The Uniting the Conurbation group (‘UTC’) is pleased to learn that Christopher Chope MP and those Christchurch councillors who challenged the legality of the way in which the Minister and Parliament decided to create a single unitary authority for Bournemouth, Christchurch and Poole have now abandoned their legal action. We believe that their legal challenge was not helpful and that it by-passed key issues which local government in Dorset must address.
The action was against the interests of Christchurch because, when the new Bournemouth, Christchurch and Poole Council comes into being next year, Christchurch people will have a more powerful voice when dealing with basic services and important matters than under the present arrangements.

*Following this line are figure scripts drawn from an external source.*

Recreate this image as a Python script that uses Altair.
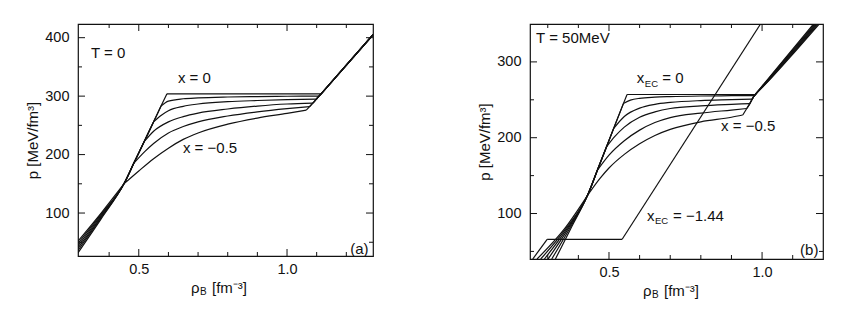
import altair as alt
import pandas as pd

FONT = "Liberation Sans"
INK = "#111111"

# ======================= panel (a): T = 0 =======================
A_XDOM = [0.295, 1.29]
A_YDOM = [26.5, 423.4]
A_W, A_H = 295, 232

# curves x = 0, -0.1, -0.2, -0.3, -0.4, -0.5 (index k = 0..5)
# low-density hadronic bunch
A_HAD_X = [0.295, 0.373, 0.45]
A_HAD_P_START = [32, 36, 40, 44, 48, 52]
A_HAD_P_MID = [90, 92, 94, 96, 98, 100]
A_HAD_P_JOIN = 150
# common hadronic line up to the onset of the mixed phase
A_ONSET_X = [0.45, 0.483, 0.518, 0.55, 0.575, 0.595]
A_ONSET_P = [150, 185, 222, 256, 283, 304]
# mixed phase
A_MIX0_X = [0.595, 0.85, 1.115]
A_MIX0_P = [304, 304, 304]
A_MIX1_X = [0.575, 0.6, 0.65, 0.7, 0.8, 0.9, 1.0, 1.108]
A_MIX1_P = [283, 291.5, 295.5, 297, 298.5, 299.3, 299.8, 300]
A_MIX2_X = [0.55, 0.575, 0.6, 0.65, 0.7, 0.8, 0.9, 1.0, 1.099]
A_MIX2_P = [256, 267, 275, 282.5, 286.5, 290.5, 292.5, 294, 295]
A_MIX3_X = [0.518, 0.55, 0.6, 0.65, 0.7, 0.8, 0.9, 1.0, 1.087]
A_MIX3_P = [222, 240, 256, 265, 271, 278, 283, 286.5, 288]
A_MIX4_X = [0.483, 0.52, 0.55, 0.6, 0.65, 0.7, 0.8, 0.9, 1.0, 1.076]
A_MIX4_P = [185, 205, 219, 237, 248, 256, 266, 273, 278.5, 282]
A_MIX5_X = [0.45, 0.5, 0.55, 0.6, 0.65, 0.7, 0.8, 0.9, 1.0, 1.065]
A_MIX5_P = [150, 172, 193, 211, 226, 237, 252, 262.5, 270.5, 276]
# pure quark phase
A_QGP_X = [1.065, 1.076, 1.087, 1.099, 1.108, 1.115, 1.29]
A_QGP_P = [276, 282, 288, 295, 300, 304, 405]

A_XT_MAJOR = [0.5, 1.0]
A_XT_MINOR = [0.4, 0.6, 0.7, 0.8, 0.9, 1.1, 1.2]
A_YT_MAJOR = [100, 200, 300, 400]
A_YT_MINOR = [50, 150, 250, 350]

A_LABEL_T = ["T = 0", "x = 0", "x = \u22120.5", "(a)"]
A_LABEL_X = [0.339, 0.632, 0.649, 1.213]
A_LABEL_P = [373.8, 331, 211.2, 38.5]

# ======================= panel (b): T = 50 MeV =======================
B_XDOM = [0.242, 1.199]
B_YDOM = [40, 350]
B_W, B_H = 293, 235

B_HAD_P = [40, 80, 124]
B_HAD_X_START = [0.325, 0.313, 0.301, 0.289, 0.277, 0.265]
B_HAD_X_MID = [0.375, 0.371, 0.367, 0.363, 0.359, 0.355]
B_HAD_X_JOIN = 0.43
B_ONSET_X = [0.43, 0.462, 0.492, 0.515, 0.547, 0.559]
B_ONSET_P = [124, 157, 188, 212, 245, 257]
B_MIX0_X = [0.559, 0.75, 0.978]
B_MIX0_P = [257, 257, 257]
B_MIX1_X = [0.547, 0.57, 0.6, 0.65, 0.7, 0.8, 0.9, 0.975]
B_MIX1_P = [245, 249.5, 252, 253.5, 254.2, 255, 255.4, 255.5]
B_MIX2_X = [0.515, 0.55, 0.6, 0.65, 0.7, 0.8, 0.9, 0.968]
B_MIX2_P = [212, 228, 239, 244, 246.5, 249, 250.2, 251]
B_MIX3_X = [0.492, 0.52, 0.55, 0.6, 0.65, 0.7, 0.8, 0.9, 0.96]
B_MIX3_P = [188, 202, 214, 227, 234, 238.5, 242, 244, 245]
B_MIX4_X = [0.462, 0.5, 0.55, 0.6, 0.65, 0.7, 0.8, 0.9, 0.95]
B_MIX4_P = [157, 177, 196, 210, 220, 226.5, 232.5, 236.5, 238.5]
B_MIX5_X = [0.43, 0.47, 0.5, 0.55, 0.6, 0.65, 0.7, 0.8, 0.9, 0.937]
B_MIX5_P = [124, 146, 160, 178, 192, 203, 211, 221, 227, 230]
B_QGP_X = [0.937, 0.95, 0.96, 0.968, 0.975, 0.978]
B_QGP_P = [230, 238.5, 245, 251, 255.5, 257]
B_TOP_P = [268, 316, 350]
B_TOP0_X = [1.0, 1.098, 1.168]
B_TOP1_X = [1.001, 1.101, 1.172]
B_TOP2_X = [1.002, 1.104, 1.176]
B_TOP3_X = [1.003, 1.107, 1.179]
B_TOP4_X = [1.004, 1.110, 1.183]
B_TOP5_X = [1.005, 1.113, 1.187]
# x_EC = -1.44
B_EC_X = [0.251, 0.298, 0.543, 0.995]
B_EC_P = [40, 66, 66, 350]

B_XT_MAJOR = [0.5, 1.0]
B_XT_MINOR = [0.3, 0.4, 0.6, 0.7, 0.8, 0.9, 1.1]
B_YT_MAJOR = [100, 200, 300]
B_YT_MINOR = [50, 150, 250]

B_LABEL_T = ["T = 50MeV", "x", "= 0", "x = \u22120.5", "x", "= \u22121.44", "(b)"]
B_LABEL_X = [0.262, 0.591, 0.674, 0.866, 0.624, 0.709, 1.124]
B_LABEL_P = [331.5, 278.8, 278.8, 215.4, 96.7, 96.7, 51.8]
B_SUB_T = ["EC", "EC"]
B_SUB_X = [0.617, 0.650]
B_SUB_P = [271.5, 89.5]


def seg(rows, key, xs, ps):
    for i, (x, p) in enumerate(zip(xs, ps)):
        rows.append({"key": key, "i": i, "x": x, "p": p})


# ---------- build line tables ----------
A_MIX = [(A_MIX0_X, A_MIX0_P), (A_MIX1_X, A_MIX1_P), (A_MIX2_X, A_MIX2_P),
         (A_MIX3_X, A_MIX3_P), (A_MIX4_X, A_MIX4_P), (A_MIX5_X, A_MIX5_P)]
rows_a = []
for k in range(6):
    j = 5 - k
    seg(rows_a, f"had{k}", A_HAD_X + A_ONSET_X[1:j + 1],
        [A_HAD_P_START[k], A_HAD_P_MID[k], A_HAD_P_JOIN] + A_ONSET_P[1:j + 1])
    seg(rows_a, f"mix{k}", A_MIX[k][0], A_MIX[k][1])
    seg(rows_a, f"qgp{k}", A_QGP_X[j:], A_QGP_P[j:])
df_a = pd.DataFrame(rows_a)

B_MIX = [(B_MIX0_X, B_MIX0_P), (B_MIX1_X, B_MIX1_P), (B_MIX2_X, B_MIX2_P),
         (B_MIX3_X, B_MIX3_P), (B_MIX4_X, B_MIX4_P), (B_MIX5_X, B_MIX5_P)]
B_TOP = [B_TOP0_X, B_TOP1_X, B_TOP2_X, B_TOP3_X, B_TOP4_X, B_TOP5_X]
rows_b = []
for k in range(6):
    j = 5 - k
    seg(rows_b, f"had{k}",
        [B_HAD_X_START[k], B_HAD_X_MID[k], B_HAD_X_JOIN] + B_ONSET_X[1:j + 1],
        B_HAD_P + B_ONSET_P[1:j + 1])
    seg(rows_b, f"mix{k}", B_MIX[k][0], B_MIX[k][1])
    seg(rows_b, f"qgp{k}", B_QGP_X[j:] + B_TOP[k], B_QGP_P[j:] + B_TOP_P)
for s in range(3):
    seg(rows_b, f"ec{s}", B_EC_X[s:s + 2], B_EC_P[s:s + 2])
df_b = pd.DataFrame(rows_b)


def panel(df, xdom, ydom, w, h, xt_major, xt_minor, yt_major, yt_minor,
          lab_t, lab_x, lab_p, sub_t=None, sub_x=None, sub_p=None):
    X = alt.X("x:Q", scale=alt.Scale(domain=xdom, nice=False, zero=False),
              axis=alt.Axis(values=xt_major, format=".1f", title=None, ticks=False,
                            tickSize=0, domain=False, grid=False, labelPadding=6,
                            labelFontSize=14.5, labelFont=FONT, labelColor=INK))
    Y = alt.Y("p:Q", scale=alt.Scale(domain=ydom, nice=False, zero=False),
              axis=alt.Axis(values=yt_major, format="d", title="p  [MeV/fm\u00b3]",
                            ticks=False, tickSize=0, domain=False, grid=False,
                            labelPadding=9, labelFontSize=14.5, labelFont=FONT,
                            labelColor=INK, minExtent=33, maxExtent=33,
                            titlePadding=5, titleFont=FONT, titleFontSize=15,
                            titleFontWeight="normal", titleColor=INK))
    layers = []
    layers.append(alt.Chart(df).mark_line(interpolate="monotone", color=INK,
                                          strokeWidth=1.2, clip=True)
                  .encode(x=X, y=Y, detail="key:N", order="i:Q"))
    # inward ticks on all four sides
    for vals, L in ((xt_major, 7), (xt_minor, 4)):
        d = pd.DataFrame({"x": vals})
        layers.append(alt.Chart(d).mark_rule(color=INK, strokeWidth=1)
                      .encode(x=X, y=alt.value(h), y2=alt.value(h - L)))
        layers.append(alt.Chart(d).mark_rule(color=INK, strokeWidth=1)
                      .encode(x=X, y=alt.value(0), y2=alt.value(L)))
    for vals, L in ((yt_major, 7), (yt_minor, 4)):
        d = pd.DataFrame({"p": vals})
        layers.append(alt.Chart(d).mark_rule(color=INK, strokeWidth=1)
                      .encode(y=Y, x=alt.value(0), x2=alt.value(L)))
        layers.append(alt.Chart(d).mark_rule(color=INK, strokeWidth=1)
                      .encode(y=Y, x=alt.value(w), x2=alt.value(w - L)))
    # in-plot labels
    dl = pd.DataFrame({"t": lab_t, "x": lab_x, "p": lab_p})
    layers.append(alt.Chart(dl).mark_text(align="left", baseline="middle", font=FONT,
                                          fontSize=15, color=INK)
                  .encode(x=X, y=Y, text="t:N"))
    if sub_t:
        ds = pd.DataFrame({"t": sub_t, "x": sub_x, "p": sub_p})
        layers.append(alt.Chart(ds).mark_text(align="left", baseline="middle", font=FONT,
                                              fontSize=9.5, color=INK)
                      .encode(x=X, y=Y, text="t:N"))
    # x-axis title: rho_B [fm^-3]
    one = pd.DataFrame({"t": [0]})
    layers.append(alt.Chart(one).mark_text(align="left", baseline="middle", font=FONT,
                                           fontSize=15, color=INK, text="\u03c1")
                  .encode(x=alt.value(113), y=alt.value(h + 32)))
    layers.append(alt.Chart(one).mark_text(align="left", baseline="middle", font=FONT,
                                           fontSize=10, color=INK, text="B")
                  .encode(x=alt.value(122), y=alt.value(h + 36)))
    layers.append(alt.Chart(one).mark_text(align="left", baseline="middle", font=FONT,
                                           fontSize=15, color=INK, text="[fm\u207b\u00b3]")
                  .encode(x=alt.value(134), y=alt.value(h + 32)))
    return alt.layer(*layers).properties(width=w, height=h)


pa = panel(df_a, A_XDOM, A_YDOM, A_W, A_H, A_XT_MAJOR, A_XT_MINOR, A_YT_MAJOR,
           A_YT_MINOR, A_LABEL_T, A_LABEL_X, A_LABEL_P)
pb = panel(df_b, B_XDOM, B_YDOM, B_W, B_H, B_XT_MAJOR, B_XT_MINOR, B_YT_MAJOR,
           B_YT_MINOR, B_LABEL_T, B_LABEL_X, B_LABEL_P, B_SUB_T, B_SUB_X, B_SUB_P)

chart = (alt.hconcat(pa, pb, spacing=101)
         .configure_view(stroke=INK, strokeWidth=1.2)
         .properties(padding={"left": 16, "top": 14, "right": 5, "bottom": 5},
                     background="white"))

chart.save("out.html", embed_options={"renderer": "svg", "actions": False})
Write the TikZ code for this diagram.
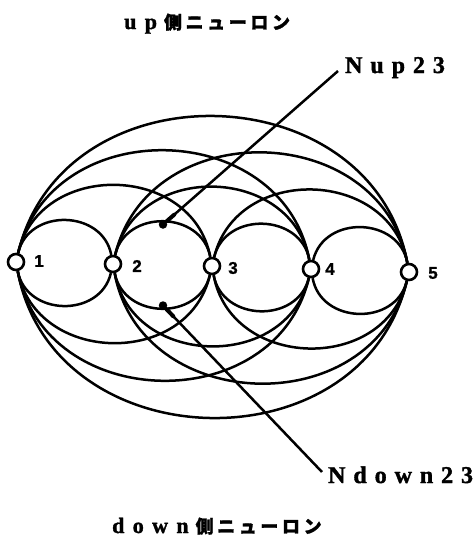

There is much that is special about each of our three towns and, with its greater say and added powers, a pro-active new council will be better able to protect and enhance those entities while continuing to celebrate their individual history and traditions.
Much work lies ahead. We hope that all councillors will now knuckle down and work together through the shadow authority and we trust that members elected to the new authority next year will not only look to the sustainability of services now under threat but also to the bigger picture. This will become the sixteenth largest conurbation in the UK – let our vision and resources reflect that!
Chair of the UTC group Alderman Douglas Eyre said “Thank goodness all local councillors can now come together for the better good of the whole conurbation. Only recently senior Christchurch councillors were complaining about a long-standing lack of appreciation, by their present colleagues on Dorset County Council, of the urgent need to tackle traffic gridlock which has become such a regular problem in Christchurch. Our new council will have a far better grasp of such matters; it is just one area where opportunities will arise to develop fresh strategies to tackle the urgent needs of our conurbation.”